WHAT THIS TASK INVOLVES:
Make an exact copy of the records, with the images left out.

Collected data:
________________

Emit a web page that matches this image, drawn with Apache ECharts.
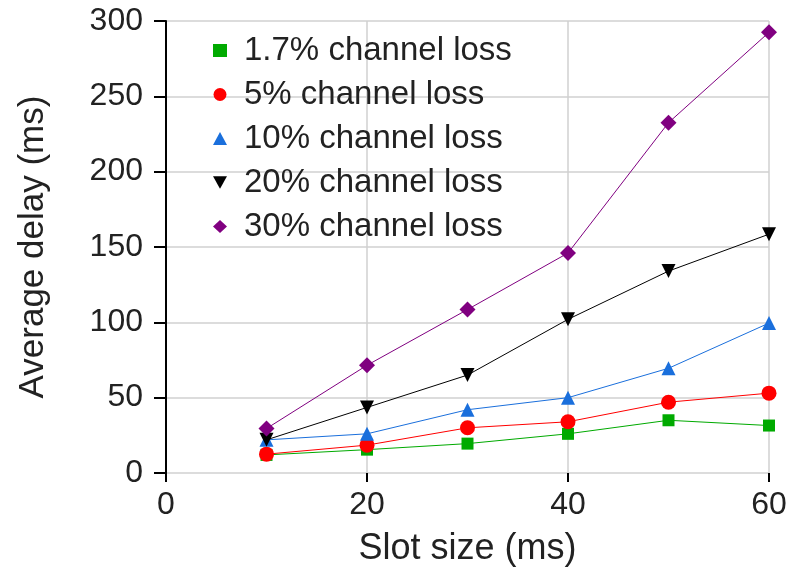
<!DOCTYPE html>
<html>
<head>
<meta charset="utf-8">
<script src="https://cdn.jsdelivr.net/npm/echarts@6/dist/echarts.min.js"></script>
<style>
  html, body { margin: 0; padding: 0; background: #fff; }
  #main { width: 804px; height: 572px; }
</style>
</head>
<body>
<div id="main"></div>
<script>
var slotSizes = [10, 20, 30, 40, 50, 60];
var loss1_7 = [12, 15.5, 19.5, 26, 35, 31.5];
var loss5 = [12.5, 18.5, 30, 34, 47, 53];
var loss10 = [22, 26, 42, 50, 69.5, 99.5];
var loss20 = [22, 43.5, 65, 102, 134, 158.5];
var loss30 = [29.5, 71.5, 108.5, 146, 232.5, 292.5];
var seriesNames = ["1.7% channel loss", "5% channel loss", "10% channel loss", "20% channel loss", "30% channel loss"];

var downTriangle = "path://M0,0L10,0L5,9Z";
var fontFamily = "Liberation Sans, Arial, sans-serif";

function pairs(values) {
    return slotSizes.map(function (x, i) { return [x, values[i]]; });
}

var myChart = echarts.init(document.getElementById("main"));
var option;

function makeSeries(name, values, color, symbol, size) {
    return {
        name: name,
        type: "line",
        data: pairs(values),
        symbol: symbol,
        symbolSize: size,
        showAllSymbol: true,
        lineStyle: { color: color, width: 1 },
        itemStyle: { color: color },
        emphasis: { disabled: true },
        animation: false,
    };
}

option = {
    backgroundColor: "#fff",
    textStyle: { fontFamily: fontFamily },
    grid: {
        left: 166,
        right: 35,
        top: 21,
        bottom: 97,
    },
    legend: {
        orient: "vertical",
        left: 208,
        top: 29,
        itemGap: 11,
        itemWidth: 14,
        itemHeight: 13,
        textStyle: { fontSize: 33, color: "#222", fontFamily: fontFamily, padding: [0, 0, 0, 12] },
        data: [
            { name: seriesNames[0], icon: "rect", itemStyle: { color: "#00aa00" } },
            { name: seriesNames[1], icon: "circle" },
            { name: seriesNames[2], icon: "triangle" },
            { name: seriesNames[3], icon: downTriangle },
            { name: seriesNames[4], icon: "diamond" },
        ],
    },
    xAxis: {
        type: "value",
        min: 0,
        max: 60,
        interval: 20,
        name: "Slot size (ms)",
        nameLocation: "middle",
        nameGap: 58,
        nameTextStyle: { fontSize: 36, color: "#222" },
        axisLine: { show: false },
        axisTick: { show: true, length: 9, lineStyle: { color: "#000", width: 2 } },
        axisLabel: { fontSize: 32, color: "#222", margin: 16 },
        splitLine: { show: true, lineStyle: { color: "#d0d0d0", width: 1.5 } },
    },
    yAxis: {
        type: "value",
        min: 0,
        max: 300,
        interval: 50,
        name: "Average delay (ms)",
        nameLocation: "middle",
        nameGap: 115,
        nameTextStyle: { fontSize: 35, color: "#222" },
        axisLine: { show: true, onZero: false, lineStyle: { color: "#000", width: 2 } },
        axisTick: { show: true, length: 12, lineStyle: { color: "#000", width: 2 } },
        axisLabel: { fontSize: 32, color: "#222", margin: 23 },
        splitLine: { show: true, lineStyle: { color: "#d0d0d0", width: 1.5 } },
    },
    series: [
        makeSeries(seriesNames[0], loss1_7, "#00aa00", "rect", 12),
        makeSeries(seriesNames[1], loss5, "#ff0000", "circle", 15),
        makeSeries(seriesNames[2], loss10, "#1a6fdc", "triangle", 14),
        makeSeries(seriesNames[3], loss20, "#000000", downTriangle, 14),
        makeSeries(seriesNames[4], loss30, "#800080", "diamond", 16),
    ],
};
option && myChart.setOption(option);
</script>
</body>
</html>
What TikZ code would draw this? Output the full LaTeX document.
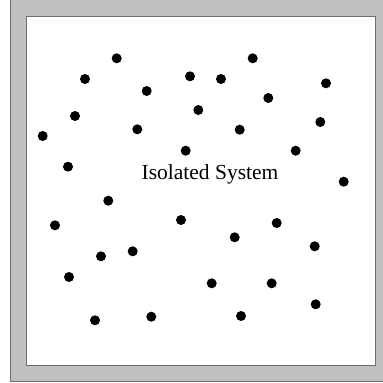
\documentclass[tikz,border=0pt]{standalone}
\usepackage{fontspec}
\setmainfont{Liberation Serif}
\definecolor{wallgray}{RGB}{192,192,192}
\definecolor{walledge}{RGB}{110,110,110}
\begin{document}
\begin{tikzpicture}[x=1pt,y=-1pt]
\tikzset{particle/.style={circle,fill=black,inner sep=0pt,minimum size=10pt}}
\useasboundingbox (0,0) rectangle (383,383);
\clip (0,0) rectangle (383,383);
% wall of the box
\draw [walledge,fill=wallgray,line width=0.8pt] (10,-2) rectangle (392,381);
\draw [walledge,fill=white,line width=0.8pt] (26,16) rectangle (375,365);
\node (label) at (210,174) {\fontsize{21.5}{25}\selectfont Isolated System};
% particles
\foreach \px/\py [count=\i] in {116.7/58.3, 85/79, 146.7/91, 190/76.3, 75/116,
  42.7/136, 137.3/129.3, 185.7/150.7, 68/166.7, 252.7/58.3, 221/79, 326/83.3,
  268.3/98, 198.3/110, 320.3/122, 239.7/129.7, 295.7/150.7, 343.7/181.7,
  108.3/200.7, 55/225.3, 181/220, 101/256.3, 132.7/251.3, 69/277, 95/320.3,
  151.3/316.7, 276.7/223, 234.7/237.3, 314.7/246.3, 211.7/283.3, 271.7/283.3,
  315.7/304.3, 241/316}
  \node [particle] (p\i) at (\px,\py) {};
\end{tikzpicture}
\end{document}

________________

RESULT OF THE EXERCISE:
Emit a web page that matches this image, drawn with Apache ECharts.
<!DOCTYPE html>
<html>
<head>
<meta charset="utf-8">
<script src="https://cdn.jsdelivr.net/npm/echarts@6/dist/echarts.min.js"></script>
<style>
  html, body { margin: 0; padding: 0; background: #fff; }
  #main { width: 804px; height: 572px; }
</style>
</head>
<body>
<div id="main"></div>
<script>
var slotSizes = [10, 20, 30, 40, 50, 60];
var loss1_7 = [12, 15.5, 19.5, 26, 35, 31.5];
var loss5 = [12.5, 18.5, 30, 34, 47, 53];
var loss10 = [22, 26, 42, 50, 69.5, 99.5];
var loss20 = [22, 43.5, 65, 102, 134, 158.5];
var loss30 = [29.5, 71.5, 108.5, 146, 232.5, 292.5];
var seriesNames = ["1.7% channel loss", "5% channel loss", "10% channel loss", "20% channel loss", "30% channel loss"];

var downTriangle = "path://M0,0L10,0L5,9Z";
var fontFamily = "Liberation Sans, Arial, sans-serif";

function pairs(values) {
    return slotSizes.map(function (x, i) { return [x, values[i]]; });
}

var myChart = echarts.init(document.getElementById("main"));
var option;

function makeSeries(name, values, color, symbol, size) {
    return {
        name: name,
        type: "line",
        data: pairs(values),
        symbol: symbol,
        symbolSize: size,
        showAllSymbol: true,
        lineStyle: { color: color, width: 1 },
        itemStyle: { color: color },
        emphasis: { disabled: true },
        animation: false,
    };
}

option = {
    backgroundColor: "#fff",
    textStyle: { fontFamily: fontFamily },
    grid: {
        left: 166,
        right: 35,
        top: 21,
        bottom: 97,
    },
    legend: {
        orient: "vertical",
        left: 208,
        top: 29,
        itemGap: 11,
        itemWidth: 14,
        itemHeight: 13,
        textStyle: { fontSize: 33, color: "#222", fontFamily: fontFamily, padding: [0, 0, 0, 12] },
        data: [
            { name: seriesNames[0], icon: "rect", itemStyle: { color: "#00aa00" } },
            { name: seriesNames[1], icon: "circle" },
            { name: seriesNames[2], icon: "triangle" },
            { name: seriesNames[3], icon: downTriangle },
            { name: seriesNames[4], icon: "diamond" },
        ],
    },
    xAxis: {
        type: "value",
        min: 0,
        max: 60,
        interval: 20,
        name: "Slot size (ms)",
        nameLocation: "middle",
        nameGap: 58,
        nameTextStyle: { fontSize: 36, color: "#222" },
        axisLine: { show: false },
        axisTick: { show: true, length: 9, lineStyle: { color: "#000", width: 2 } },
        axisLabel: { fontSize: 32, color: "#222", margin: 16 },
        splitLine: { show: true, lineStyle: { color: "#d0d0d0", width: 1.5 } },
    },
    yAxis: {
        type: "value",
        min: 0,
        max: 300,
        interval: 50,
        name: "Average delay (ms)",
        nameLocation: "middle",
        nameGap: 115,
        nameTextStyle: { fontSize: 35, color: "#222" },
        axisLine: { show: true, onZero: false, lineStyle: { color: "#000", width: 2 } },
        axisTick: { show: true, length: 12, lineStyle: { color: "#000", width: 2 } },
        axisLabel: { fontSize: 32, color: "#222", margin: 23 },
        splitLine: { show: true, lineStyle: { color: "#d0d0d0", width: 1.5 } },
    },
    series: [
        makeSeries(seriesNames[0], loss1_7, "#00aa00", "rect", 12),
        makeSeries(seriesNames[1], loss5, "#ff0000", "circle", 15),
        makeSeries(seriesNames[2], loss10, "#1a6fdc", "triangle", 14),
        makeSeries(seriesNames[3], loss20, "#000000", downTriangle, 14),
        makeSeries(seriesNames[4], loss30, "#800080", "diamond", 16),
    ],
};
option && myChart.setOption(option);
</script>
</body>
</html>
What TikZ code would draw this? Output the full LaTeX document.
\documentclass[tikz,border=0pt]{standalone}
\usepackage{fontspec}
\setmainfont{Liberation Serif}
\definecolor{wallgray}{RGB}{192,192,192}
\definecolor{walledge}{RGB}{110,110,110}
\begin{document}
\begin{tikzpicture}[x=1pt,y=-1pt]
\tikzset{particle/.style={circle,fill=black,inner sep=0pt,minimum size=10pt}}
\useasboundingbox (0,0) rectangle (383,383);
\clip (0,0) rectangle (383,383);
% wall of the box
\draw [walledge,fill=wallgray,line width=0.8pt] (10,-2) rectangle (392,381);
\draw [walledge,fill=white,line width=0.8pt] (26,16) rectangle (375,365);
\node (label) at (210,174) {\fontsize{21.5}{25}\selectfont Isolated System};
% particles
\foreach \px/\py [count=\i] in {116.7/58.3, 85/79, 146.7/91, 190/76.3, 75/116,
  42.7/136, 137.3/129.3, 185.7/150.7, 68/166.7, 252.7/58.3, 221/79, 326/83.3,
  268.3/98, 198.3/110, 320.3/122, 239.7/129.7, 295.7/150.7, 343.7/181.7,
  108.3/200.7, 55/225.3, 181/220, 101/256.3, 132.7/251.3, 69/277, 95/320.3,
  151.3/316.7, 276.7/223, 234.7/237.3, 314.7/246.3, 211.7/283.3, 271.7/283.3,
  315.7/304.3, 241/316}
  \node [particle] (p\i) at (\px,\py) {};
\end{tikzpicture}
\end{document}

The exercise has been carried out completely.